Saved data entries

########################################

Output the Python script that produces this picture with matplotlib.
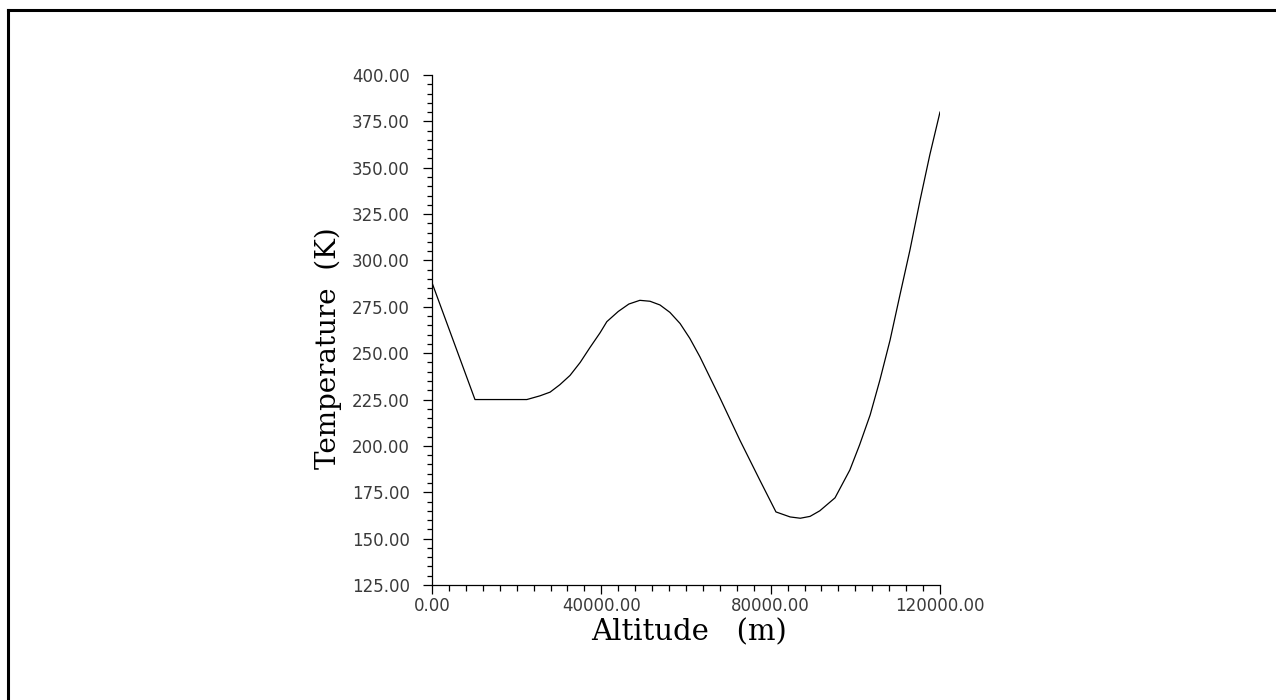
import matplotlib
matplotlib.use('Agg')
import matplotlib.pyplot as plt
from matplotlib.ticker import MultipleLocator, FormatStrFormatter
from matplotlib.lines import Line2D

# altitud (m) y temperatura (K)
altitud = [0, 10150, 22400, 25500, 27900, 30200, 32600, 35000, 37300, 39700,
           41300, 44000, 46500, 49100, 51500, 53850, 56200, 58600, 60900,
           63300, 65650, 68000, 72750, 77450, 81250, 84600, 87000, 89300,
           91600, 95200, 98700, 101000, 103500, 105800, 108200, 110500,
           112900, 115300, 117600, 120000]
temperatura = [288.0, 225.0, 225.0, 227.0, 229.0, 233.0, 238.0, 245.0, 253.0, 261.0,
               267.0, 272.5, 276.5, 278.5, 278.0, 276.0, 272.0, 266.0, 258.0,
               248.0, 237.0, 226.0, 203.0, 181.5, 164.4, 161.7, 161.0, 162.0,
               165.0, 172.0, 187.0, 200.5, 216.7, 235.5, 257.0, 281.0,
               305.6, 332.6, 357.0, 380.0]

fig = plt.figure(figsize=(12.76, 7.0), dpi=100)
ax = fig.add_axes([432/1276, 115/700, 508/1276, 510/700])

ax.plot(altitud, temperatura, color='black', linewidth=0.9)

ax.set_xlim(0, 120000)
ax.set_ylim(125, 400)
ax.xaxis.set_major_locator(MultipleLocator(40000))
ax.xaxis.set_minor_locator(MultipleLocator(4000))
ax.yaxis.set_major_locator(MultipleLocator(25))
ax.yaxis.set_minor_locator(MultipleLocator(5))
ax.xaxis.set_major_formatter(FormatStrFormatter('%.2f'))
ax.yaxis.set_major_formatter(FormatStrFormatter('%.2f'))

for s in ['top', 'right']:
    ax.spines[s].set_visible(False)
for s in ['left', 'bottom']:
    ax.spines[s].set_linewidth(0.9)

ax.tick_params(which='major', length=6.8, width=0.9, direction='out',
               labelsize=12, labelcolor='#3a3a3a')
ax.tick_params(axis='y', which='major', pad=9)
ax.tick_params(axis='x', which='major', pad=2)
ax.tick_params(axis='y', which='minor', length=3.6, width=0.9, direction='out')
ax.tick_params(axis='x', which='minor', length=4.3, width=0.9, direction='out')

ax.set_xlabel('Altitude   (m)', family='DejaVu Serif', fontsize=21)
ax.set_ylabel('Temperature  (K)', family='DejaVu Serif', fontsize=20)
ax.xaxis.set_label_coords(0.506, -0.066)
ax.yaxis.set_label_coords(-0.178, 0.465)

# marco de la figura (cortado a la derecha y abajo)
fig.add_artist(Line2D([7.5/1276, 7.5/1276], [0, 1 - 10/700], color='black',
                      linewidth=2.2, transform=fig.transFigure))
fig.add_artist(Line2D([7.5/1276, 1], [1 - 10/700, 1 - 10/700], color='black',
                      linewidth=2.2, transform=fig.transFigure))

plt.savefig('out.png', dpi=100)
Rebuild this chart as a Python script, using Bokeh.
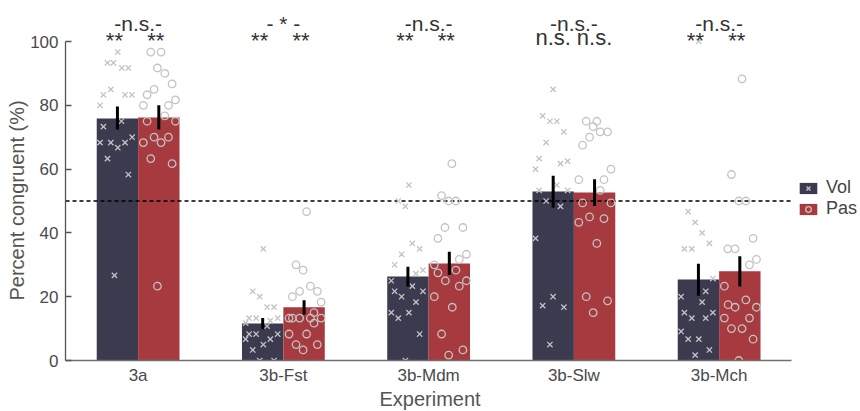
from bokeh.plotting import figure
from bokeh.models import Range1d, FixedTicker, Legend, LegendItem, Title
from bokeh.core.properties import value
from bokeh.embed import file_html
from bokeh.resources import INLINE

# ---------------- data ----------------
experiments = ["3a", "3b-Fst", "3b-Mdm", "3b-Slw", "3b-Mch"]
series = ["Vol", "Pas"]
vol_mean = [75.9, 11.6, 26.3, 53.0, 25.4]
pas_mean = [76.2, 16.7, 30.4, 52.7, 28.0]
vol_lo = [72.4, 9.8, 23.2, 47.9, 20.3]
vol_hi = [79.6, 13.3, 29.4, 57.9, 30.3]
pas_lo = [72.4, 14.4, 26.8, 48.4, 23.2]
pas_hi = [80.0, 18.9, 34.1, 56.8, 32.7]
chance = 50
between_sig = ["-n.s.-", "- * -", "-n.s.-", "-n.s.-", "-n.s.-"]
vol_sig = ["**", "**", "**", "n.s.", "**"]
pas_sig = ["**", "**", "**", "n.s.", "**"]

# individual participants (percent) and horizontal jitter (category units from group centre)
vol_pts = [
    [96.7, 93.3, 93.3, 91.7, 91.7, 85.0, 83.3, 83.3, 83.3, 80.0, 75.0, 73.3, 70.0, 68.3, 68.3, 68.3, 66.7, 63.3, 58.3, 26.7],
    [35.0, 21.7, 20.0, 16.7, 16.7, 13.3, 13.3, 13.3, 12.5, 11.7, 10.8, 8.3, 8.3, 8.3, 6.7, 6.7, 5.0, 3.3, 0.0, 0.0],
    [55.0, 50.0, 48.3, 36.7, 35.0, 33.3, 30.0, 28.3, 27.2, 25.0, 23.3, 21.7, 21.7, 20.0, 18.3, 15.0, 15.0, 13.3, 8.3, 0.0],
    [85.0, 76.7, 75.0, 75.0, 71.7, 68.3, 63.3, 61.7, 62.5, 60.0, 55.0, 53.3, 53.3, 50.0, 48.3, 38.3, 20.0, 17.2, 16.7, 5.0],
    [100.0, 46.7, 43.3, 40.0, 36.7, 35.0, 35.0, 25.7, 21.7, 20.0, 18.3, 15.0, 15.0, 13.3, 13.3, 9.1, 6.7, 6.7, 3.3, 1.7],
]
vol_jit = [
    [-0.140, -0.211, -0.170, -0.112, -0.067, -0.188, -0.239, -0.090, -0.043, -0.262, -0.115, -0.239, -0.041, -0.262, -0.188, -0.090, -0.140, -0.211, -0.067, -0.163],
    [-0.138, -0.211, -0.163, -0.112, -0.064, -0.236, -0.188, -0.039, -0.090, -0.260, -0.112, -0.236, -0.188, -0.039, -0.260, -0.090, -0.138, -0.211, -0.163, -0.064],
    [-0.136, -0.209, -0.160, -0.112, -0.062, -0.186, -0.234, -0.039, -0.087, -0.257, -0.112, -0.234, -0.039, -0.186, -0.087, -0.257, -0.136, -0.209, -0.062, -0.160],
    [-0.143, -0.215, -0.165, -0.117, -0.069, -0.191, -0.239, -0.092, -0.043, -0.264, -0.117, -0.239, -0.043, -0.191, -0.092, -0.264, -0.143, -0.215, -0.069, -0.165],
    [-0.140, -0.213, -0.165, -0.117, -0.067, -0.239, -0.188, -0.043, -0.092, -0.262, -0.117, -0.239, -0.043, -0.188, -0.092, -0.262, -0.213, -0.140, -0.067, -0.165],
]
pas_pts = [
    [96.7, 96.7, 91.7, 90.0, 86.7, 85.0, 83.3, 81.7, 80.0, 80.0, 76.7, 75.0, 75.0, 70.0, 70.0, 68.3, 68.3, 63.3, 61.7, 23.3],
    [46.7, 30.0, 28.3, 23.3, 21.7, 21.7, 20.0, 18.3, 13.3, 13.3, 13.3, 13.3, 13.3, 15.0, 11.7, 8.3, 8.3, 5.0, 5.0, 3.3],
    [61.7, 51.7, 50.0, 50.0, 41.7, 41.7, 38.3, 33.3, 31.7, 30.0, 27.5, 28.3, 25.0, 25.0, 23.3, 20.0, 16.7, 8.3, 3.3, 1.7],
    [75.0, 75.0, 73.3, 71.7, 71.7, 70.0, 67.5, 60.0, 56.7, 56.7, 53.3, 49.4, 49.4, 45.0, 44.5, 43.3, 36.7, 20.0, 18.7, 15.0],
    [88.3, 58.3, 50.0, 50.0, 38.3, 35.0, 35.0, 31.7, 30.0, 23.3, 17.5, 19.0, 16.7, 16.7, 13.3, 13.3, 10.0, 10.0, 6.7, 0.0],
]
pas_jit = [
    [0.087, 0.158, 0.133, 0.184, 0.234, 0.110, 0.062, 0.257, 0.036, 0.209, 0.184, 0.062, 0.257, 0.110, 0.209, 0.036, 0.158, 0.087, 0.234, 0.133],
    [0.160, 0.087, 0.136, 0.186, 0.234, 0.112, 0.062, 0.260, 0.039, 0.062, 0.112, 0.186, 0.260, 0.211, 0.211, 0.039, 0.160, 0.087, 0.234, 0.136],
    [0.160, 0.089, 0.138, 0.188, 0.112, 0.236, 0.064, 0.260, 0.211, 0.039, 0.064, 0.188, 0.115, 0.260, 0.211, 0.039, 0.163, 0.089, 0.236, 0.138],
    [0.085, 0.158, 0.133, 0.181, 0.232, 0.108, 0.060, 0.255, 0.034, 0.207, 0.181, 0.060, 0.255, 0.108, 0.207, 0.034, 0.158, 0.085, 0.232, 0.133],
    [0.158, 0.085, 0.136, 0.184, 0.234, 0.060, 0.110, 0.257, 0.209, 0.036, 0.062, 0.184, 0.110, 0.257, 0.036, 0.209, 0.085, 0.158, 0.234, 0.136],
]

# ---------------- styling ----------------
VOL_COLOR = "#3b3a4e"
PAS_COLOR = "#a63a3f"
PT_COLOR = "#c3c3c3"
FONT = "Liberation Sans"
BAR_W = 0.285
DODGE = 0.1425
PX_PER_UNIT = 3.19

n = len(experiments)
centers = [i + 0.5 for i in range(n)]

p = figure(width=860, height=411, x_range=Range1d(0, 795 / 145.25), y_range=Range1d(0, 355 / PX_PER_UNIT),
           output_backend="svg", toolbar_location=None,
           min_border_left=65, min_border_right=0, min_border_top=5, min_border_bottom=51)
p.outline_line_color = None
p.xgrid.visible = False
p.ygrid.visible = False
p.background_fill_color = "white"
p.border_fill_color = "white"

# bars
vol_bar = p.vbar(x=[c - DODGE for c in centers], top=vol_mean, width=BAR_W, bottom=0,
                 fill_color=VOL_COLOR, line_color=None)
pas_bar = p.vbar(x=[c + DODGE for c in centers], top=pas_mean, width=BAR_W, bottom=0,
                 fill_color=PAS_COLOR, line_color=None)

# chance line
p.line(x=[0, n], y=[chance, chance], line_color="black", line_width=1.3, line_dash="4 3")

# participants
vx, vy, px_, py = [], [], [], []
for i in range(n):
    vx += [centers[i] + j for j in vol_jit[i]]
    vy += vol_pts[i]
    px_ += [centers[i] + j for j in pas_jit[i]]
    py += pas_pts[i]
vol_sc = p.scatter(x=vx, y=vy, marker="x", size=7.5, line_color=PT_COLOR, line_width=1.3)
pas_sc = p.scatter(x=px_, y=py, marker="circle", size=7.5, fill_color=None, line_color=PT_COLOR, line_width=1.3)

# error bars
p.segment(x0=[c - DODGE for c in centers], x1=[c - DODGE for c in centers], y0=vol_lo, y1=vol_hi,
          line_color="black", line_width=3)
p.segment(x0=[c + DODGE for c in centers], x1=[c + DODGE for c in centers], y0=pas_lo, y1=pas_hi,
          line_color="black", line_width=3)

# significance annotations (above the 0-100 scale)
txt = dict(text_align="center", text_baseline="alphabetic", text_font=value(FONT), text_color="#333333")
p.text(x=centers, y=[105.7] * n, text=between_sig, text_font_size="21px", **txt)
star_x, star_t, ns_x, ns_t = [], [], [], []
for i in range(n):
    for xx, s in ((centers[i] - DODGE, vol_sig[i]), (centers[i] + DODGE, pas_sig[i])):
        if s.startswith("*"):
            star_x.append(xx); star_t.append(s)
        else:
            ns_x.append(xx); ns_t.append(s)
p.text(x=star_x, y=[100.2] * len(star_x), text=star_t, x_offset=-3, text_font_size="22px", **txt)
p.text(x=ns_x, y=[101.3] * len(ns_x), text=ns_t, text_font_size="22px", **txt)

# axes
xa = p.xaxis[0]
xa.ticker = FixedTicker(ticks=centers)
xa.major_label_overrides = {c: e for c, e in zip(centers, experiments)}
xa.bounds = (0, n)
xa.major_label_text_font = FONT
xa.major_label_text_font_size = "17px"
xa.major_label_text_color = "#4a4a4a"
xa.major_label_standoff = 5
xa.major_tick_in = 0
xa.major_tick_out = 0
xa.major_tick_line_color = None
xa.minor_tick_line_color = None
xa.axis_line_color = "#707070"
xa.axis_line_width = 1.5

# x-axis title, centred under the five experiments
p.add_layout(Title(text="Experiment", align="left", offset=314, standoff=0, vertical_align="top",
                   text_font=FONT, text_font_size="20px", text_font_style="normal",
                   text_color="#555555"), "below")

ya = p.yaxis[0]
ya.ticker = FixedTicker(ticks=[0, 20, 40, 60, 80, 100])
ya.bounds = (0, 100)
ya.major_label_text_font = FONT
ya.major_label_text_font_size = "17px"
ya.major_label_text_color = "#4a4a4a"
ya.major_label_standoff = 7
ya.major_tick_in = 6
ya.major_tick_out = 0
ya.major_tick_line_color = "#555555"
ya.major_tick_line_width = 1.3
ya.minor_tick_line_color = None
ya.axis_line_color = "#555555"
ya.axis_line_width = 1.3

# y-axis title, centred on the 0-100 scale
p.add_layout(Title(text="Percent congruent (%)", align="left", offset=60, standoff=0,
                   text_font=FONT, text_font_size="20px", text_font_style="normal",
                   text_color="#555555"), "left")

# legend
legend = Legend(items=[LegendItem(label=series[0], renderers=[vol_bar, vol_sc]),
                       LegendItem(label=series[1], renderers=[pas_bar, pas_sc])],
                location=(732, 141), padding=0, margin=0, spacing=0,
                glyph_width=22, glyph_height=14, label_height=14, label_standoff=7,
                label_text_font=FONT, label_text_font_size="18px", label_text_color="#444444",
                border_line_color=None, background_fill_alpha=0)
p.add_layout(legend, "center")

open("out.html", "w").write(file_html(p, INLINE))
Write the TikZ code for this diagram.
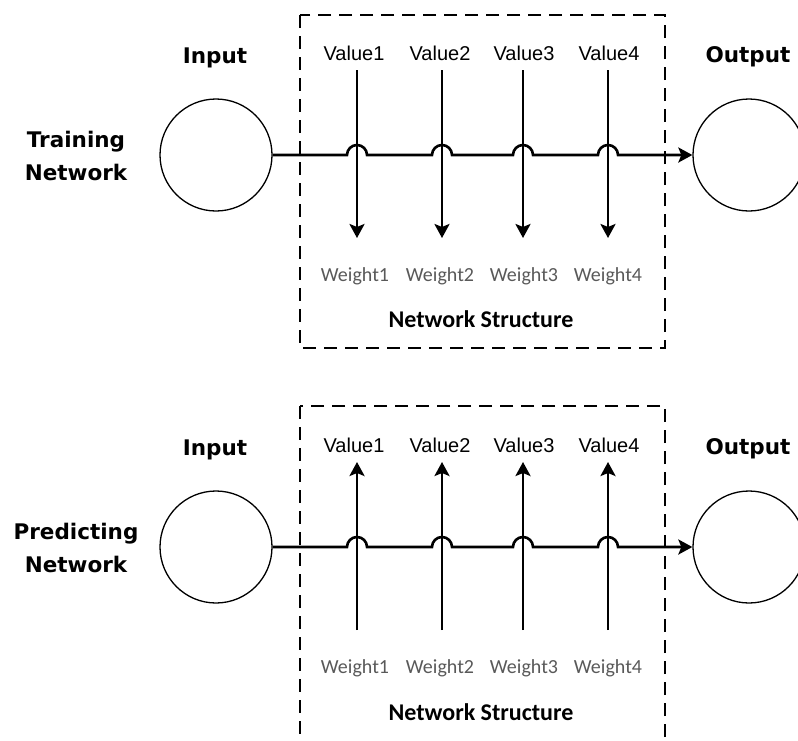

########################################

WRITTEN PROBLEM:
Begin with the line that contains "Rebuild this chart" and end with the line that contains "from bokeh.resources import INLINE"; write out both and all lines between exactly, but no pictures.

RESPONSE TO THE EXERCISE:
Rebuild this chart as a Python script, using Bokeh.
from bokeh.plotting import figure
from bokeh.models import Range1d, FixedTicker, Legend, LegendItem, Title
from bokeh.core.properties import value
from bokeh.embed import file_html
from bokeh.resources import INLINE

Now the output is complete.